Professors McGonagall, Snape, and Quirrell burst onto the scene, their faces a mixture of alarm and disbelief. They took in the devastation, the unconscious, bound troll, the terrified but shielded
Hermione, the pale-faced Harry by the door, and finally, Ariana, standing calmly in the center of it all, her wand still held in a ready position.
"Explain yourselves!" McGonagall demanded, her voice shaking with rage and relief.
Quirrell, stammering and trembling, looked at the troll. "B-but… it was supposed to be in the ddungeons…"

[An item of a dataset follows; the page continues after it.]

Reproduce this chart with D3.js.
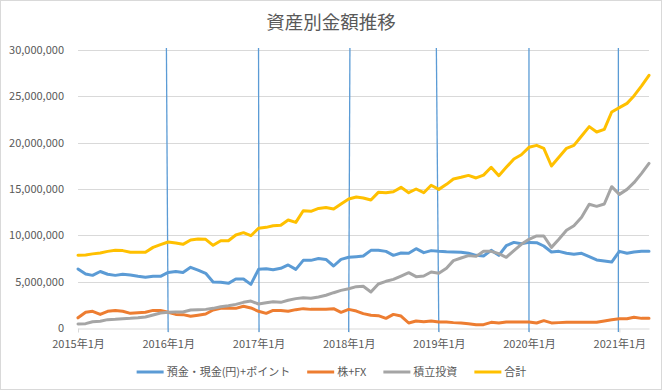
<!DOCTYPE html>
<html>
<head>
<meta charset="utf-8">
<script src="https://cdn.jsdelivr.net/npm/d3@7.9.0/dist/d3.min.js"></script>
<style>
  body { margin: 0; background: #fff; }
  svg { display: block; font-family: "Noto Sans CJK JP", "Noto Sans", sans-serif; }
</style>
</head>
<body>
<svg id="chart" width="663" height="391"></svg>
<script>
// monthly values in 万円 (10,000 yen), Jan 2015 .. May 2021
const months = d3.timeMonth.range(new Date(2015, 0, 1), new Date(2021, 5, 1));

const deposits = [
  637, 583, 568, 610, 580, 568, 580, 572, 558, 547, 558, 558,
  600, 610, 600, 655, 625, 590, 496, 493, 482, 529, 529, 471,
  633, 640, 629, 644, 680, 633, 730, 730, 750, 740, 669, 741,
  763, 770, 777, 838, 838, 827, 784, 809, 806, 856, 813, 835,
  827, 822, 820, 817, 806, 784, 777, 838, 784, 888, 924, 910,
  924, 921, 885, 820, 827, 806, 795, 806, 770, 734, 723, 712,
  827, 806, 820, 827, 827
];
const stocksFx = [
  110, 170, 180, 147, 180, 190, 180, 158, 165, 170, 190, 190,
  170, 147, 144, 126, 138, 151, 194, 212, 212, 212, 234, 216,
  180, 158, 190, 190, 180, 198, 209, 201, 203, 203, 209, 169,
  201, 183, 155, 137, 133, 104, 147, 129, 54, 76, 68, 76,
  65, 65, 58, 54, 47, 36, 36, 61, 54, 65, 65, 65,
  65, 54, 79, 55, 58, 61, 61, 61, 61, 61, 76, 90,
  100, 100, 115, 104, 104
];
const funds = [
  43, 47, 68, 72, 90, 94, 100, 104, 110, 119, 140, 162,
  169, 173, 173, 194, 197, 201, 212, 230, 241, 255, 277, 291,
  259, 273, 284, 277, 299, 317, 327, 320, 335, 353, 381, 406,
  424, 446, 450, 388, 475, 504, 525, 561, 597, 554, 561, 604,
  590, 645, 727, 755, 781, 773, 827, 827, 802, 763, 835, 903,
  957, 993, 993, 870, 957, 1054, 1104, 1194, 1335, 1313, 1338, 1525,
  1442, 1496, 1568, 1669, 1777
];
const total = [
  785, 788, 800, 810, 827, 838, 835, 817, 817, 817, 870, 900,
  928, 917, 903, 950, 960, 957, 892, 942, 942, 1004, 1029, 996,
  1076, 1086, 1104, 1108, 1165, 1140, 1266, 1259, 1290, 1300, 1284, 1338,
  1392, 1414, 1403, 1381, 1464, 1460, 1471, 1518, 1460, 1500, 1460, 1540,
  1496, 1550, 1608, 1626, 1647, 1619, 1650, 1734, 1644, 1734, 1824, 1870,
  1950, 1971, 1939, 1748, 1842, 1939, 1971, 2072, 2173, 2115, 2144, 2331,
  2378, 2424, 2504, 2612, 2727
];

const seriesNames = ["預金・現金(円)+ポイント", "株+FX", "積立投資", "合計"];
const seriesValues = [deposits, stocksFx, funds, total];
const colors = ["#5B9BD5", "#ED7D31", "#A5A5A5", "#FFC000"];
const yTicks = [0, 5000000, 10000000, 15000000, 20000000, 25000000, 30000000];
const yearTicks = d3.timeYear.range(new Date(2015, 0, 1), new Date(2021, 1, 1));
// year marker lines (top / bottom dates, slightly off Jan 1 in the original)
const markerTop = ["2015-12-25", "2017-01-01", "2018-01-06", "2018-12-22", "2020-01-01", "2020-12-28"];
const markerBottom = ["2016-01-01", "2017-01-03", "2018-01-01", "2019-01-01", "2020-01-01", "2020-12-28"];

const svg = d3.select('#chart');
const plotL = 78, plotR = 649, plotT = 50, plotB = 328;

// outer border
svg.append('rect')
  .attr('x', 0.5).attr('y', 0.5)
  .attr('width', 661).attr('height', 389)
  .attr('fill', '#fff')
  .attr('stroke', '#D9D9D9');

svg.append('text')
  .attr('x', 331).attr('y', 29)
  .attr('text-anchor', 'middle')
  .attr('font-size', 18.5)
  .attr('fill', '#595959')
  .text('資産別金額推移');

let x = d3.scaleTime()
  .domain([months[0], months[months.length - 1]])
  .range([plotL, plotR]);
let y = d3.scaleLinear()
  .domain([0, 30000000])
  .range([plotB, plotT]);

// gridlines
svg.append('g')
  .selectAll('line')
  .data(yTicks.slice(1))
  .join('line')
  .attr('x1', plotL).attr('x2', plotR)
  .attr('y1', d => Math.round(y(d)) + 0.5)
  .attr('y2', d => Math.round(y(d)) + 0.5)
  .attr('stroke', '#D9D9D9');

// y axis labels
let yAxis = svg.append('g')
  .attr('transform', `translate(${plotL - 14},0)`)
  .call(d3.axisLeft(y).tickValues(yTicks).tickFormat(d3.format(',')).tickSize(0).tickPadding(0));
yAxis.select('.domain').remove();
yAxis.selectAll('text')
  .attr('font-size', 11)
  .attr('font-family', '"Noto Sans CJK JP", sans-serif')
  .attr('fill', '#595959');

// x axis
let xAxis = svg.append('g')
  .attr('transform', `translate(0,${Math.round(plotB) + 0.5})`)
  .call(d3.axisBottom(x).tickValues(yearTicks).tickFormat(d3.timeFormat('%Y年%-m月')).tickSizeInner(4).tickSizeOuter(0).tickPadding(8));
xAxis.select('.domain').attr('stroke', '#D9D9D9');
xAxis.selectAll('.tick line').attr('stroke', '#D9D9D9');
xAxis.selectAll('text')
  .attr('font-size', 11)
  .attr('font-family', '"Noto Sans CJK JP", sans-serif')
  .attr('fill', '#595959');

// vertical year markers
let parseDay = d3.timeParse('%Y-%m-%d');
svg.append('g')
  .selectAll('line')
  .data(markerTop.map((d, i) => [parseDay(d), parseDay(markerBottom[i])]))
  .join('line')
  .attr('x1', d => x(d[0]))
  .attr('x2', d => x(d[1]))
  .attr('y1', y(30000000) - 2).attr('y2', plotB + 4)
  .attr('stroke', '#5B9BD5')
  .attr('stroke-width', 1.3);

// series lines
let line = d3.line()
  .x((d, i) => x(months[i]))
  .y(d => y(d * 10000));

seriesValues.forEach((vals, idx) => {
  svg.append('path')
    .datum(vals)
    .attr('d', line)
    .attr('fill', 'none')
    .attr('stroke', colors[idx])
    .attr('stroke-width', 3)
    .attr('stroke-linejoin', 'round')
    .attr('stroke-linecap', 'round');
});

// legend
let legend = svg.append('g');
let lx = 0;
seriesNames.forEach((name, idx) => {
  let item = legend.append('g').attr('transform', `translate(${lx},0)`);
  item.append('line')
    .attr('x1', 0).attr('x2', 27)
    .attr('y1', 0).attr('y2', 0)
    .attr('stroke', colors[idx])
    .attr('stroke-width', 3);
  let t = item.append('text')
    .attr('x', 30).attr('y', 4)
    .attr('font-size', 11)
    .attr('fill', '#595959')
    .text(name);
  lx += 30 + t.node().getComputedTextLength() + 17;
});
let legendW = lx - 17;
legend.attr('transform', `translate(${(663 - legendW) / 2},372)`);
</script>
</body>
</html>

Snape's black eyes, however, were fixed on Ariana, a flicker of something unreadable—shock? respect? suspicion?—in their depths.
Before Hermione could open her mouth to stammer out the lie she had been formulating in her head, the one where she took the blame to save Harry and Ron, Ariana spoke. Her voice was clear, calm, and carried over the sound of gushing water. It was the voice of someone delivering a simple, factual report.
"Ron Weasley made Hermione cry in Charms class this morning," she began, leaving no room for interruption. "She has been in this lavatory ever since. Harry and I were not at the feast. Today is the anniversary of his parents' death, and we felt it was more appropriate to grieve quietly than to celebrate. We were on our way back from the kitchens when we heard her scream. I shielded her, and then I neutralized the threat."
Her statement was a masterpiece of truth. It was concise, it was accurate, and it preempted any possible narrative Hermione might have invented. It laid the blame for Hermione's presence squarely on Ron's shoulders, it provided an unassailable alibi for herself and Harry, and it presented her own actions not as reckless heroism, but as a logical, necessary response to an immediate danger.
The professors were stunned into silence. McGonagall looked from Ariana's serene, composed face to Hermione's tear-streaked one, then to the unconscious troll, and a dawning understanding spread across her features. Snape's lip curled, but he said nothing, his gaze still fixed on the girl who had single-handedly, and with terrifying efficiency, taken down a fully-grown mountain troll.
Hermione stared at Ariana, her mouth opening and closing silently. She had been ready to lie, to sacrifice her own reputation to protect the boys who had insulted her. And Ariana, with a few simple, true sentences, had rendered it all unnecessary. She had not only saved her life with magic, but she had also protected her with the truth, cutting through the potential tangle of lies and blame with the precision of a surgeon's scalpel.
In that moment, standing amidst the wreckage, Hermione Granger looked at Ariana Dumbledore and saw not a rival, not an aloof prodigy, but a force of nature unlike anything she had ever encountered.